Su quanto è avvenuto alla Fiera di Bergamo, il giorno dopo abbiamo letto quasi tutto: gli umori della platea armata di scope, le lacrime di Bossi, le espressioni accigliate di Calderoli. E poi la saggina impugnata anche dal pretendente al trono. Nessuno ha fatto notare quella frase di troppo. È convinto davvero il nuovo capo in pectore della Lega che un sindacato finto diventerà vero se a «guidarlo» ci andrà — mettiamo — un milanese al posto di una brindisina caduta ora in disgrazia?
Intanto qualche domanda va pur posta. Se persino la banca centrale della Tanzania ha sentito puzza di bruciato nei 5 milioni di euro mandati dal tesoriere della Lega allo sportello della filiale di Cipro, come ha fatto un ministro dell'Interno a non sentire alcun campanello d'allarme? Abbiamo capito che le stanze di Via Bellerio erano blindate e insonorizzate dal cosiddetto cerchio magico, ma dobbiamo anche credere che il Viminale non abbia più occhi e orecchi per capire cosa si muove nel paese, e nella 'Ndrangheta che deve combattere — con cui trafficava proprio il tesoriere del partito del ministro?

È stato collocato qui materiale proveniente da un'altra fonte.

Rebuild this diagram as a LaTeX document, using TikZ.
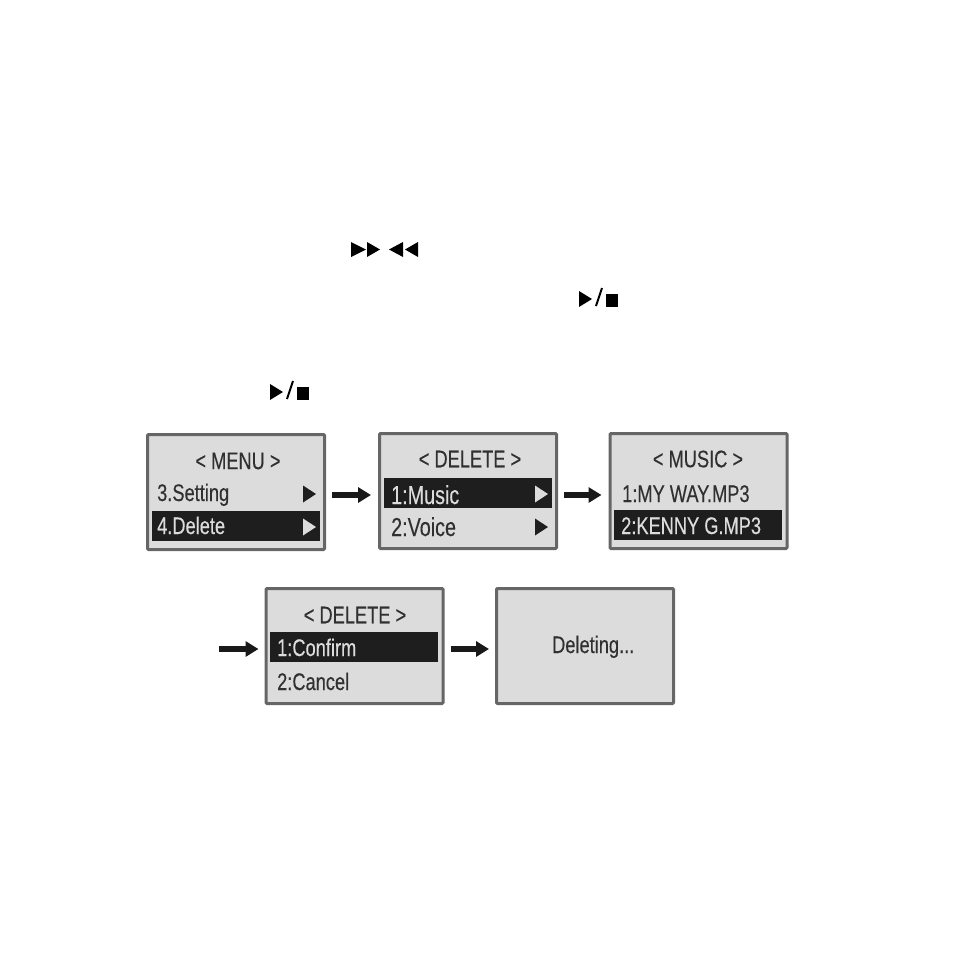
\documentclass[tikz,border=0pt]{standalone}
\usepackage{fontspec}
\usepackage{tikz}
\usetikzlibrary{arrows.meta,calc}
\newfontfamily\lcdfont[FakeStretch=0.76,FakeBold=0.25]{Liberation Sans}
\definecolor{lcdgray}{HTML}{DCDCDC}
\definecolor{lcdedge}{HTML}{666666}
\definecolor{lcdink}{HTML}{303030}
\definecolor{lcdbar}{HTML}{1E1E1E}
\tikzset{
	screen/.style={draw=lcdedge, line width=3pt, fill=lcdgray, rounded corners=1pt, minimum width=177pt, minimum height=115pt, inner sep=0pt},
	selbar/.style={fill=lcdbar, minimum width=168pt, minimum height=30pt, inner sep=0pt},
	lcdtext/.style={text=lcdink, inner sep=0pt, font=\lcdfont\fontsize{24}{24}\selectfont},
	lcdrow/.style={lcdtext, anchor=base west},
	lcdsel/.style={lcdrow, text=lcdgray},
	lcdbig/.style={font=\lcdfont\fontsize{26}{26}\selectfont},
	flowarrow/.style={line width=6pt, draw=black!90, -{Triangle[length=13pt,width=15pt]}},
}
\newcommand{\rowMark}[3]{
	\fill[#1] (#2,#3-8.5) -- (#2+13,#3) -- (#2,#3+8.5) -- cycle;
}
\newcommand{\playStop}[2]{
	\fill (#1,#2) -- (#1+13,#2+8) -- (#1,#2+16) -- cycle;
	\draw[line width=2pt] (#1+17,#2+15) -- (#1+23,#2-3);
	\fill (#1+27,#2+3) rectangle (#1+39,#2+16);
}
\begin{document}
\begin{tikzpicture}[x=1pt, y=-1pt]
	\useasboundingbox (0,0) rectangle (954,954);
%
	\fill (351,242) -- (366,249.5) -- (351,257) -- cycle  (367,242) -- (380,249.5) -- (367,257) -- cycle;
	\fill (403,242) -- (389,249.5) -- (403,257) -- cycle  (418,242) -- (405,249.5) -- (418,257) -- cycle;
	\playStop{579}{291}
	\playStop{270}{384}
%
	\node[screen] (menubox) at (236,492) {};
	\node[screen] (delbox) at (468,491) {};
	\node[screen] (musicbox) at (698.5,491) {};
	\node[screen] (confirmbox) at (354.5,646) {};
	\node[screen] (deletingbox) at (585,646) {};
%
	\node[selbar] (menubar) at (236,526) {};
	\node[selbar] (delbar) at (467.5,493) {};
	\node[selbar] (musicbar) at (698,525) {};
	\node[selbar] (confirmbar) at (354,647) {};
%
	\node[lcdtext] (menutitle) at (238,461) {< MENU >};
	\node[lcdrow] (setting) at (157,501) {3.Setting};
	\node[lcdsel] (delete) at (157,534) {4.Delete};
	\node[lcdtext] (deltitle) at (470,459) {< DELETE >};
	\node[lcdsel, lcdbig] (music) at (391,504) {1:Music};
	\node[lcdrow, lcdbig] (voice) at (391,536) {2:Voice};
	\node[lcdtext] (musictitle) at (698,459) {< MUSIC >};
	\node[lcdrow] (myway) at (622,502) {1:MY WAY.MP3};
	\node[lcdsel] (kenny) at (621,534) {2:KENNY G.MP3};
	\node[lcdtext] (confirmtitle) at (355,615) {< DELETE >};
	\node[lcdsel] (confirm) at (277,656) {1:Confirm};
	\node[lcdrow] (cancel) at (277,690) {2:Cancel};
	\node[lcdrow] (deleting) at (552,653) {Deleting...};
%
	\rowMark{lcdbar}{303}{494}
	\rowMark{lcdgray}{303}{527}
	\rowMark{lcdgray}{535}{494}
	\rowMark{lcdbar}{535}{527}
%
	\coordinate (lead) at (219,649);
	\draw[flowarrow, shorten <=6pt, shorten >=7pt] ([yshift=-3pt]menubox.east) -- ([yshift=-4pt]delbox.west);
	\draw[flowarrow, shorten <=6pt, shorten >=7pt] ([yshift=-4pt]delbox.east) -- ([yshift=-4pt]musicbox.west);
	\draw[flowarrow, shorten >=6pt] (lead) -- (lead -| confirmbox.west);
	\draw[flowarrow, shorten <=6pt, shorten >=6pt] ([yshift=-3pt]confirmbox.east) -- ([yshift=-3pt]deletingbox.west);
\end{tikzpicture}
\end{document}
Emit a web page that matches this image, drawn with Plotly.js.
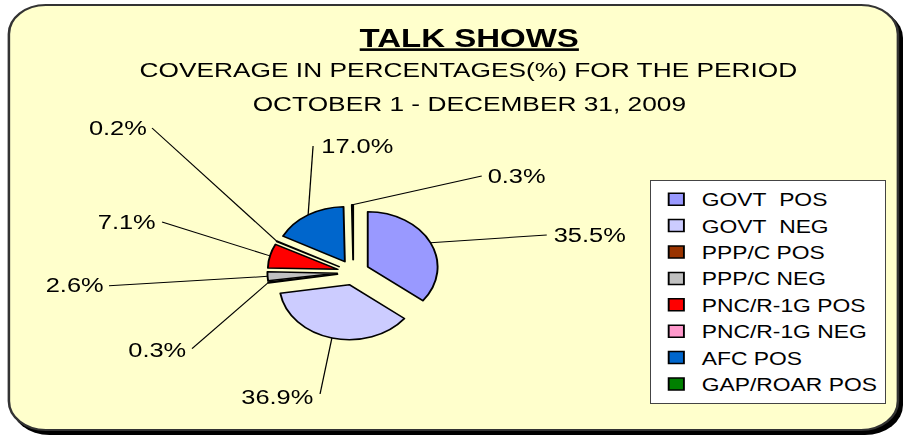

Umberto Bossi se l'è cavata — anche alla Fiera di Bergamo — con l'allusione a un qualche complotto degli immancabili servizi segreti. Che non l'avrebbero avvertito — pensate un po' — di che pasta fosse fatto il «vicepresidente di Finmeccanica» (così ha definito Francesco Belsito, suo autista personale), da lui stesso infilato nel consiglio d'amministrazione di un'azienda strategica del paese, prima di affidargli direttamente il tesoro del partito. Coi risultati oggi noti. Un Bossi «raggirato», è andato a dire in Procura l'ex ministro Maroni il giorno dopo a Milano. Ai magistrati ha fatto anche i nomi?
«La Lega funziona a compartimenti stagni», s'è tolto d'impaccio l'ex capogruppo leghista alla Camera dei deputati che ha assunto l'autista-bancomat (coi soldi pubblici) per il figlio di Bossi, interpellato sugli scandali che travolgono il suo partito. No, non s'è mai accorto di nulla il «governatore» — si fa per dire — del Piemonte. Pur passando più tempo a Roma, Milano o Gemonio che a Torino in Piazza Castello o a Palazzo Lascaris, Roberto Cota se c'era dormiva. O non capiva. Sveltissimo oggi a smarcarsi — buon sangue democristiano non mente —, per non essere travolto dalle disgrazie del suo capo, a cui ha retto con dedizione pubblica persino il portacenere.
Niente di nuovo sotto il sole, purtroppo. Se non quel «ministro dormiente»» che si alterna a un «barbaro sognante». Ci crede davvero tutti fessi, onorevole Maroni?